1938 film by Tay Garnett

Joy of Living is a 1938 American musical comedy film directed by Tay Garnett and starring Irene Dunne and Douglas Fairbanks Jr. with supporting performances from Alice Brady, Guy Kibbee, Jean Dixon, Eric Blore and Lucille Ball. It features the hit song "You Couldn't Be Cuter," written by Jerome Kern and Dorothy Fields.

==Plot==
Margaret "Maggie" Garret is the star of a new musical show, Glamour, having come up the hard way, following the family tradition of stage performance. She now earns a large salary but is devastated to learn that she is deeply in debt. She has worked extremely hard to make the show a success, but spends huge sums on a palatial home, and supporting her parents Dennis and Minerva, her sister Salina (also her understudy) and Salina's work-shy husband, Bert Pine.

After the show one night, she forces her way through her adoring fans and is accosted by Dan Webster, who latches on to her and won't be put off. Taking him as a "masher", she drives to the police station, but Dan charmingly talks his way out of the charge. When it happens again, Dan is forced to appear in court and demands that Maggie appear as a witness. The judge finds the charge proved and sentences Dan to six months in prison. Maggie, who is slowly taking a liking to Dan's debonair manner, begs the Judge to commute the sentence to a suspended one. He agrees, but appoints Maggie the "probation officer", to whom Dan must report twice-weekly.

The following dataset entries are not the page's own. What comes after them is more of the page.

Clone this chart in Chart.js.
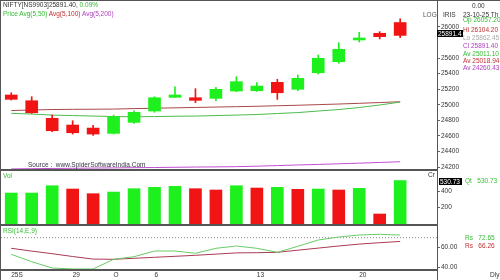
<!DOCTYPE html>
<html>
<head>
<meta charset="utf-8">
<script src="https://cdn.jsdelivr.net/npm/chart.js@4.4.1/dist/chart.umd.min.js"></script>
<style>
  body { margin: 0; background: #fff; }
  #wrap { position: relative; width: 500px; height: 280px; overflow: hidden; background: #fff;
          font-family: "Liberation Sans", Arial, sans-serif; font-size: 6.5px; color: #333; }
  #wrap canvas { position: absolute; left: 0; }
  .t { position: absolute; white-space: nowrap; line-height: 8px; }
  .ln { position: absolute; background: #555; }
  .box { position: absolute; background: #000; color: #fff; line-height: 7px; padding-left: 1px; }
  .g { color: #33bb33; } .r { color: #c03030; } .m { color: #b040c0; }
</style>
</head>
<body>
<div id="wrap">
  <canvas id="priceChart" width="500" height="170" style="top:0"></canvas>
  <canvas id="volChart" width="500" height="55" style="top:170px"></canvas>
  <canvas id="rsiChart" width="500" height="55" style="top:225px"></canvas>

  <!-- borders / separators -->
  <div class="ln" style="left:0;top:0;width:1px;height:280px"></div>
  <div class="ln" style="left:0;top:0;width:500px;height:1px"></div>
  <div class="ln" style="left:437px;top:0;width:1px;height:280px"></div>
  <div class="ln" style="left:0;top:169px;width:438px;height:2px"></div>
  <div class="ln" style="left:0;top:224px;width:438px;height:2px"></div>
  <div class="ln" style="left:0;top:269px;width:438px;height:2px"></div>

  <!-- header -->
  <div class="t" style="left:3px;top:1px">NIFTY[NS9903]25891.40, <span class="g">0.09%</span></div>
  <div class="t" style="left:3px;top:10px"><span class="g">Price Avg(5,50)</span> <span class="r">Avg(5,100)</span> <span class="m">Avg(5,200)</span></div>
  <div class="t" style="left:28px;top:161px;color:#334">Source :&nbsp; www.SpiderSoftwareIndia.Com</div>
  <div class="t" style="left:423px;top:11px;color:#555">LOG</div>

  <!-- right info panel -->
  <div class="t" style="left:472px;top:2px">0.00</div>
  <div class="t" style="left:443px;top:11px">IRIS</div>
  <div class="t" style="left:463px;top:11px">23-10-25 Th</div>
  <div class="t g" style="left:463px;top:16px">Op 26057.20</div>
  <div class="t r" style="left:463px;top:26px">Hi 26104.20</div>
  <div class="t" style="left:463px;top:34px;color:#aaa">Lo 25862.45</div>
  <div class="t m" style="left:463px;top:42px">Cl 25891.40</div>
  <div class="t g" style="left:463px;top:50px">Av 25011.10</div>
  <div class="t r" style="left:463px;top:57px">Av 25018.94</div>
  <div class="t m" style="left:463px;top:64px">Av 24260.43</div>
  <div class="box" style="left:437px;top:30px;width:25px;height:7px">25891.4</div>

  <div class="t g" style="left:3px;top:172px">Vol</div>
  <div class="t" style="left:428px;top:171px">Cr</div>
  <div class="box" style="left:439px;top:178px;width:22px;height:7px">530.73</div>
  <div class="t g" style="left:465px;top:177px">Qt&nbsp;&nbsp; 530.73</div>

  <div class="t g" style="left:3px;top:227px">RSI(14,E,9)</div>
  <div class="t g" style="left:465px;top:234px">Rs&nbsp;&nbsp; 72.65</div>
  <div class="t r" style="left:465px;top:242px">Rs&nbsp;&nbsp; 66.26</div>
  <div class="t" style="left:490px;top:271px">Dly</div>
</div>

<script>
// Données (une valeur par séance)
const days = [1, 2, 3, 4, 5, 6, 7, 8, 9, 10, 11, 12, 13, 14, 15, 16, 17, 18, 19, 20];
const openP  = [25126, 25052, 24826, 24740, 24701, 24633, 24774, 24920, 25096, 25091, 25083, 25177, 25181, 25289, 25199, 25412, 25554, 25833, 25919, 26057.2];
const highP  = [25155, 25104, 24868, 24795, 24736, 24868, 24924, 25104, 25232, 25207, 25225, 25361, 25284, 25327, 25383, 25640, 25798, 25932, 25940, 26104.2];
const lowP   = [25061, 24890, 24654, 24624, 24607, 24624, 24762, 24903, 25096, 25027, 25052, 25168, 25173, 25070, 25181, 25396, 25533, 25807, 25846, 25862.45];
const closeP = [25070, 24898, 24667, 24641, 24624, 24847, 24903, 25091, 25126, 25057, 25199, 25297, 25241, 25155, 25340, 25597, 25713, 25859, 25875, 25891.4];

const avg50  = [24890, 24881, 24868, 24862, 24855, 24849, 24846, 24849, 24853, 24855, 24862, 24868, 24875, 24888, 24900, 24920, 24939, 24965, 24997, 25035];
const avg100 = [24926, 24933, 24939, 24942, 24943, 24945, 24951, 24956, 24961, 24966, 24971, 24976, 24981, 24988, 24994, 25002, 25010, 25019, 25029, 25039];
const avg200 = [24176, 24179, 24182, 24184, 24187, 24189, 24192, 24194, 24197, 24200, 24202, 24205, 24211, 24219, 24227, 24234, 24242, 24250, 24259, 24268];

const volume = [378, 378, 467, 427, 370, 390, 431, 448, 460, 431, 415, 467, 439, 448, 423, 427, 415, 435, 122, 530.73];
const volUp  = [1, 1, 1, 0, 0, 1, 1, 1, 1, 0, 0, 1, 0, 1, 0, 1, 0, 1, 0, 1];

const rsiValues = [53.4, 46, 39.7, 38.7, 38.7, 48.4, 51, 56.7, 56.7, 54.4, 59.4, 61.7, 59.4, 55.4, 61.4, 67.7, 70.7, 72.7, 73.4, 72.65];
const rsiSignal = [59.4, 56.6, 54, 51.2, 48.6, 48.4, 49.4, 50.4, 51.4, 52.4, 53.6, 54.8, 55, 55.4, 57.5, 59.6, 61.7, 63.6, 65, 66.26];
const rsiLevel = 70;

const priceTicks = [24200, 24400, 24600, 24800, 25000, 25200, 25400, 25600, 26000];
const volTicks = [200, 400];
const rsiTicks = [40, 60];
const dateTicks = [1, 4, 6, 8, 13, 18];
const dateLabels = ["25S", "29", "O", "6", "13", "20"];

// Couleurs
const upColor = "#1ef01e";
const downColor = "#f01414";
const xMin = 0.5, xMax = 21.8;
const axisFont = { family: "Liberation Sans", size: 6.5 };

Chart.defaults.animation = false;
Chart.defaults.responsive = false;
Chart.defaults.devicePixelRatio = 1;
Chart.defaults.plugins.legend.display = false;
Chart.defaults.plugins.tooltip.enabled = false;

function hiddenX() {
    return { type: "linear", min: xMin, max: xMax, offset: false, display: false };
}

function rightAxis(min, max, ticks, fmt) {
    return {
        position: "right", min: min, max: max,
        afterFit: scale => {
            scale.width = 63;
            scale.paddingTop = 0;
            scale.paddingBottom = 0;
        },
        afterBuildTicks: scale => { scale.ticks = ticks.map(v => ({ value: v })); },
        grid: { drawOnChartArea: false, drawTicks: true, tickLength: 3, color: "#666" },
        border: { display: true, color: "#555" },
        ticks: { padding: 1, color: "#333", font: axisFont, callback: fmt }
    };
}

const pts = arr => days.map((d, i) => ({ x: d, y: arr[i] }));
const candleColors = days.map((d, i) => closeP[i] >= openP[i] ? upColor : downColor);

// Graphique des prix (bougies + moyennes)
new Chart(document.getElementById("priceChart"), {
    type: "bar",
    data: {
        datasets: [
            { data: days.map((d, i) => ({ x: d, y: [openP[i], closeP[i]] })), backgroundColor: candleColors, barThickness: 12, minBarLength: 1, grouped: false, order: 0 },
            { data: days.map((d, i) => ({ x: d, y: [lowP[i], highP[i]] })), backgroundColor: candleColors, barThickness: 1, grouped: false, order: 1 },
            { type: "line", data: pts(avg50), borderColor: "#4cbb4c", borderWidth: 1, pointRadius: 0, order: 2 },
            { type: "line", data: pts(avg100), borderColor: "#a84848", borderWidth: 1, pointRadius: 0, order: 2 },
            { type: "line", data: pts(avg200), borderColor: "#c050d0", borderWidth: 1, pointRadius: 0, order: 2, clip: false }
        ]
    },
    options: {
        layout: { padding: { left: 1, top: 3, right: 0, bottom: 1 } },
        scales: { x: hiddenX(), y: rightAxis(24175, 26308, priceTicks, v => String(v)) }
    }
});

// Volume
new Chart(document.getElementById("volChart"), {
    type: "bar",
    data: {
        datasets: [{
            data: pts(volume),
            backgroundColor: volUp.map(u => u ? upColor : downColor),
            barThickness: 12
        }]
    },
    options: {
        layout: { padding: { left: 1, top: 1, right: 0, bottom: 1 } },
        scales: { x: hiddenX(), y: rightAxis(0, 647, volTicks, v => String(v)) }
    }
});

// RSI
new Chart(document.getElementById("rsiChart"), {
    type: "line",
    data: {
        datasets: [
            { data: pts(rsiValues), borderColor: "#66cc66", borderWidth: 1, pointRadius: 0 },
            { data: pts(rsiSignal), borderColor: "#aa3a55", borderWidth: 1, pointRadius: 0 },
            { data: [{ x: xMin, y: rsiLevel }, { x: xMax, y: rsiLevel }], borderColor: "#888", borderWidth: 1, borderDash: [1, 2], pointRadius: 0 }
        ]
    },
    options: {
        layout: { padding: { left: 1, top: 1, right: 0, bottom: 0 } },
        scales: {
            x: {
                type: "linear", min: xMin, max: xMax, offset: false,
                afterFit: scale => { scale.height = 11; scale.paddingLeft = 0; scale.paddingRight = 0; },
                afterBuildTicks: scale => { scale.ticks = dateTicks.map(v => ({ value: v })); },
                grid: { display: false, drawTicks: false },
                border: { display: true, color: "#555" },
                ticks: { autoSkip: false, maxRotation: 0, align: "start", padding: 2, color: "#333", font: axisFont,
                         callback: v => dateLabels[dateTicks.indexOf(v)] }
            },
            y: rightAxis(38.7, 81.7, rsiTicks, v => v.toFixed(2))
        }
    }
});
</script>
</body>
</html>
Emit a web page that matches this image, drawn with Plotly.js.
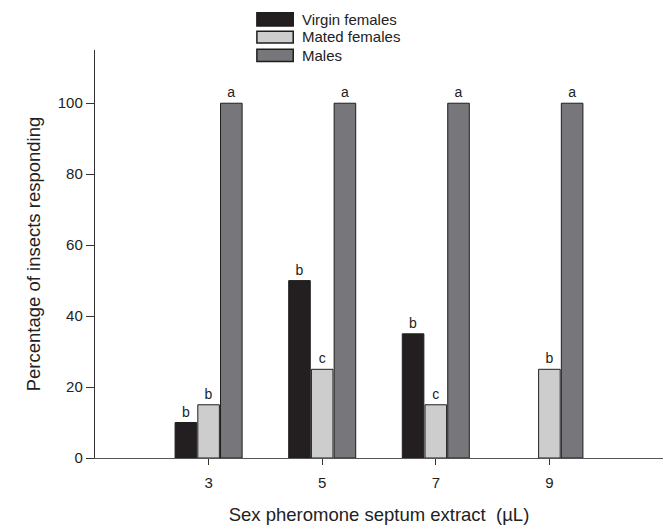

Dan, now revealed as an easy-going pleasure-seeker from a rich banking family, claims to own an island in the South Pacific, bought with family money. He continues to pursue the hard-working Maggie, attempting to convince her to take time off and have fun - as he does.

Eventually, they fall in love and marry. Dan wants to immediately board his boat and sail to his island, which he calls "Paradise", but Maggie has a show to do. She must make a choice.

Maggie returns to the family home and confronts her sponging family. She tells her parents, who have spent a fortune on acquiring antiques, to go into the antiques business. She tells her sister that this is her big chance - tonight she will take the stage and (perhaps) make her name.

Maggie and Dan sail off to Paradise.

==Cast==
- Irene Dunne as Maggie Garret
- Douglas Fairbanks Jr. as Dan Brewster
- Alice Brady as Minerva Garret
- Guy Kibbee as Dennis Garret
- Lucille Ball as Salina Pine, Maggie's sister
- Frank Milan as Bert Pine, Salina's husband
- Dorothy Steiner (twin sister of Estelle Steiner) as twin sister Dotsy Pine
- Estelle Steiner (twin sister of Dorothy Steiner) as twin sister Betsy Pine
- Jean Dixon as Harrison
- Eric Blore as Potter
- Warren Hymer as Mike
- Billy Gilbert as Cafe Owner
- Phyllis Kennedy as Marie
- Franklin Pangborn as Orchestra Leader
- James Burke as Mac
- John Qualen as Oswego
- George Chandler as Taxi Cab Driver

==Reception==
RKO recorded a loss of $314,000 on the film.